Hükümetin önü açıldı

Sami Özuslu

 

Ahmet Kaşif, Ergün Serdaroğlu ve Hamit Bakırcı’nın DP-UG’den istifaları, bu senaryoyu yazanları yanılttı. Toplumun genelinde ‘çıkar istifası’ olarak algılanan bu davranış bir yandan ‘siyasette etik’ tartışmasını yeniden alevlendirirken, öte yandan hükümetin de önünü açtı.
Başbakan Özkan Yorgancıoğlu ve hükümet ortağı Serdar Denktaş’ın ‘icraat yapma’ açısından çok daha uygun bir ortam oluştu.
Her ne kadar DP-UG’nin milletvekili sayısı 8’e indiyse de, hükümetin parlamentoda hala 29’luk desteği var. Meclisteki bazı komitelerde DP’li sayısı azalacaksa da, bu durum yasa çıkarma bakımından ortaklara ciddi bir engel çıkarmayacak.
İstifalarla oluşan siyasal-psikolojik ortam, hükümet ortaklarının icraat ve sorun çözme odaklı hareket etmesi bakımından pozitif bir atmosfere dönüştü.
Elbette bu durumdan hükümet partilerinin ne kadar yararlanabileceği onların beceri ve iradesine kalmış.

**

Zorlu Töre’yle başlayan, şimdi üç istifayla devam eden DP-UG’yi parçalama operasyonunun faturası Saray’ındır.
Bu tespiti Serdar Denktaş da çok iyi yapmış olmalı.
Siyasette de ‘etki-tepki’ ilkesi vardır ve Denktaş’ın ‘tepki’sinin ne olacağını bir süre sonra anlayacağız.
Belki de UG’lilerin de baskısıyla alınan “Aday olursa Eroğlu’na destek verme” kararını bile gözden geçirebilir günü geldiğinde…
Böyle bir ‘tepki’ verebilir.
Belki de Eroğlu’nun dün Detay’da çıkan “Adaylığını açıkladı” haberine rağmen bunu yalanlaması ve “Henüz adaylığımı açıklamadım” demesi de, DP’den gelen sinyallerle alakalı olabilir.
Üçlü istifa hamlesi Eroğlu’nu zora soktu. Şimdi bunun telafisi için kafalar yoruluyor.

**

İstifalarla birlikte parti içinde de, kamuoyu önünde de bir kez daha ‘aldatılmışlık’ psikolojisi yaşayan ve siyasi geleceği riske giren Serdar Denktaş’ın önünde iki seçenek var aslında…
Eroğlu’nun bitmek bilmeyen siyaset oyunlarını izlemeye devam etmek ve partisinin iyice parçalanmasına, yok olmasına seyirci kalmayı tercih edebilir.

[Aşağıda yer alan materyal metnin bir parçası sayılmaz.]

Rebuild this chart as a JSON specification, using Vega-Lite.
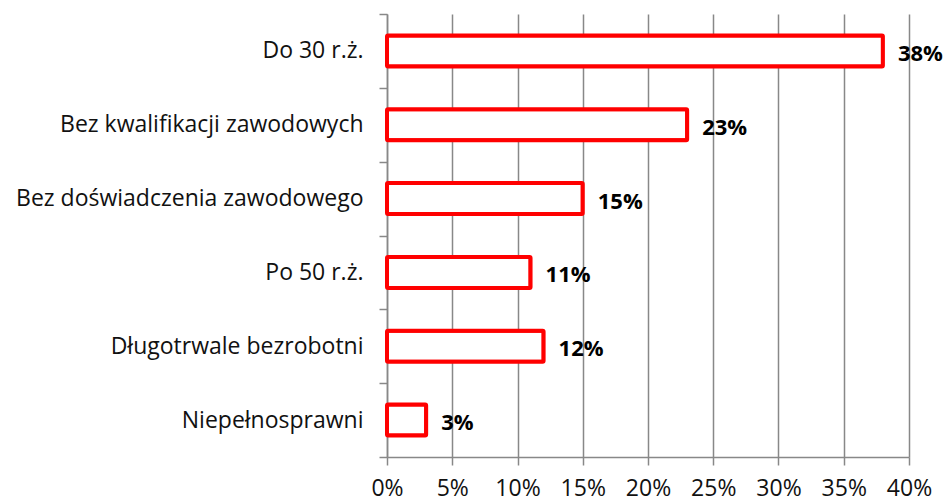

Bir süre sonra sahneye konulması muhtemel ‘sağda birlik’, ‘sağ hükümet’ gibi yeni tiyatro sahnelerinde ‘pasif oyuncu’ olarak görev alabilir.
Ya da kendi ‘önündeki pilav’a bakıp, siyasetin sadece ‘oyunlar’dan ibaret olmadığı gerçeğinden hareket ederek, bulunduğu pozisyonun, yani hükümet ortaklığının gereğini yapmayı deneyebilir. İcraat ve sorun çözme niyetiyle, ortağı CTP’yle uyumlu ve iradeli bir şekilde siyaset macerasına ‘başrol oyuncusu’ olarak devam edebilir.
Serdar Denktaş’ın önünde böyle bir seçenek tablosu var ve ilkini seçeceğini hiç sanmıyorum.

**

Sağdaki ‘istifa operasyonu’ sadece DP için değil, hükümetin büyük ortağı CTP kanadını da rahatlattı.
Kamuoyunda ters tepen istifalar, Cumhurbaşkanı Eroğlu’nun ‘hükümetin zafiyetlerinden yararlanma ve bunu siyasal ranta dönüştürme niyetini geriletti.
Muhalefet adına bir varlık gösteremeyen UBP zaten Yorgancıoğlu hükümetinin şanslarından biriydi. Eroğlu’nun gardı da düşünce hükümet daha da rahatladı.
Ayrıca CTP, kendi içindeki sıkıntıları da bu yeni koşullar altında asgariye çekebilir.
‘UBP’nin bozduklarını onarma, yıktıklarını yeniden yapma hükümeti’ gibi görünen hükümet, bu koşullar altında çok daha verimli işlere imza atabilir. Ve halk da bunu istiyor zaten…
Özetle istifalar hem hükümete, hem de koalisyon ortaklarına yaradı.
‘En büyük ortak bölen’ ise bu sefer fena aldandı!